According to the report, by the time women reached the 40 to 44 age range in 2008, they had averaged 1.9 births in their lifetime, down from 3.1 births in 1976, when the Census Bureau first collected data on fertility. This reflects the decline in the likelihood of women having three or more children, as well as the increase in the proportion not having any at all.
Among race and ethnic groups, Hispanic and black women had the highest levels of fertility (2.1 children ever born, on average), followed by non-Hispanic whites and Asians (1.8 births each). (Hispanic and black fertility levels were not statistically significantly different from each other, as were non-Hispanic white and Asian fertility levels.)
The report, published every other year, utilizes data from two sources: the June 2008 Supplement to the Current Population Survey (CPS) and the 2008 American Community Survey (ACS). The CPS data, which are national-level only, provide a historical perspective showing the lifetime fertility experience of women. The ACS data, which are provided at the state level, focus on the current fertility experiences of women with a birth in the last year. The data are shown by various demographic characteristics, such as race, Hispanic origin, educational attainment and nativity.
In addition to cohabitation, new topics examined in this year's report include the delayed fertility patterns for women with higher education and unemployment levels of new mothers.
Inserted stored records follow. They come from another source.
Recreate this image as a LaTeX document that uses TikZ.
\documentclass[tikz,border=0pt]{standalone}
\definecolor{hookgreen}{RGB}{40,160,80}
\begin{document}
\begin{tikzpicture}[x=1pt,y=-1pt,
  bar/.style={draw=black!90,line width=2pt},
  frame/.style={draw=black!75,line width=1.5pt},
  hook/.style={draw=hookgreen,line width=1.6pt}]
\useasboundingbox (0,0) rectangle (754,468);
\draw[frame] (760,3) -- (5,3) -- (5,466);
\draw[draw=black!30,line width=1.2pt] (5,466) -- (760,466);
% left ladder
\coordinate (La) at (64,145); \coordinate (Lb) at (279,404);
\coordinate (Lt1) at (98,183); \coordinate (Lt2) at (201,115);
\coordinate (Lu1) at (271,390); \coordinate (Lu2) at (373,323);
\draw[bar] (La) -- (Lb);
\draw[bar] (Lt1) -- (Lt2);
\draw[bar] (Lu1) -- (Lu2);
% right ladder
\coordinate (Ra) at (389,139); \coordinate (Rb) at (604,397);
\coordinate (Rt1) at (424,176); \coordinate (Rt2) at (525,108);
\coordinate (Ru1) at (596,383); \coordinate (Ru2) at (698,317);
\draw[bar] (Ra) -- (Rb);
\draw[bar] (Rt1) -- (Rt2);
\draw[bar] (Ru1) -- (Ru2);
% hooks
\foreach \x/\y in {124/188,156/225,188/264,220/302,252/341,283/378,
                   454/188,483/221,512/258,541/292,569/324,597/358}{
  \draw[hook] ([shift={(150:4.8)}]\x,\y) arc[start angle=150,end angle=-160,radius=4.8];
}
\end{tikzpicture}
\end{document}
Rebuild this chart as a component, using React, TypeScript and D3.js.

The ACS data provide a glimpse into the effects of the recession on mothers with newborns who are looking for a job. Nationwide, 6 percent of mothers with newborns were unemployed in 2008. Among states with above average levels of new mothers who were unemployed, the highest proportions were in Alabama (10 percent) and Michigan (9 percent), along with several states in the southeast United States. States with proportions lower than the national average included Hawaii (1 percent) and Vermont, Utah and Idaho (3 percent).